Slide View : Parallel Computer Architecture and Programming : 15-418/618 Spring 2016

yikesaiting

I have a question: Why do we design such good execute units while keep the bandwidth a bottleneck?

One possible explanation I thought is that sometimes we will compute data within GPU(stored in cache maybe?) for several times before getting the results. That will leverage the hardware better.

bullseye

How was the 6.4 TB/sec of bandwidth to keep ALUs busy calculated? With 480 multiplications per clock and 12 bytes for each multiplication at 1.2 GHz, the bandwidth calculation comes out to 480 * 12 * 1.2 = 6.9 TB/sec of bandwidth. Am I not accounting for some variable?

misaka-10032

GTX480 has 15 cores and 32 ALUs each core, so totally (15*32=) 480 ALUs. When we make full use of ALUs, we can have 480 instructions run per cycle. As Frequency is 1.2 GHz, we can have (480 * 1.2 * 10^9 =) 5.76e11 multiplications per second. Each multiplication involves (3 int's =) 12 bytes, so total memory bandwidth needs to be (5.76e11 * 12 * 1024^-3=) 6.4 TB/s in order to support that many multiplications. Here we only have 177GB/s, so efficiency is only about (177 / 6400 =) 2.7%.

patrickbot

How could we theoretically get around the bandwidth bottleneck? One thing we discussed was using caches or using a better memory bus (?).

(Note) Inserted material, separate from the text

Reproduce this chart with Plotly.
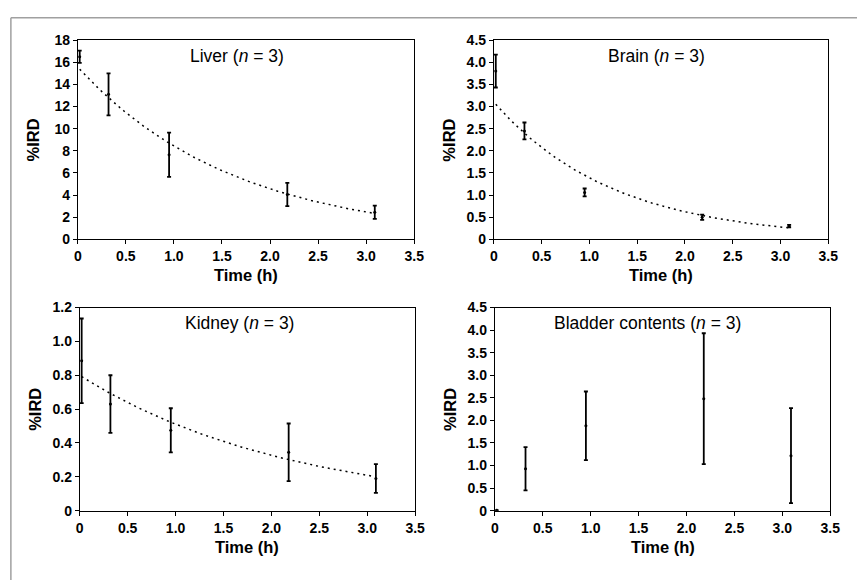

If we wanted to build a CPU optimized for this specific task of pointwise multiplication and we want to achieve high efficiency, what could we do (if we had a lot or infinite money)?

doodooloo

Since the ALUs in this processor run twice per clock as mentioned in previous slides, should there be 960 MULs per clock at most?

hofstee

I think the 480 MULs per clock is referring to the 32 wide warps, where there are 16 wide MULs at double clock rate working in the ALU for this operation.

doodooloo

@hofstee we have 32 wide warps per clock for one set of 16 ALUs, but in NVIDIA GTX 480, we have two sets of 16 ALUs per core. Thus the question (32 warps/set * 2 set/core * 15 core = 960 warps).

hofstee

Oh I see what you mean. I think it would be 480 MULs per clock (1 instruction per ALU), but 960 elements multiplied (unless we can't process a warp in 1 cycle).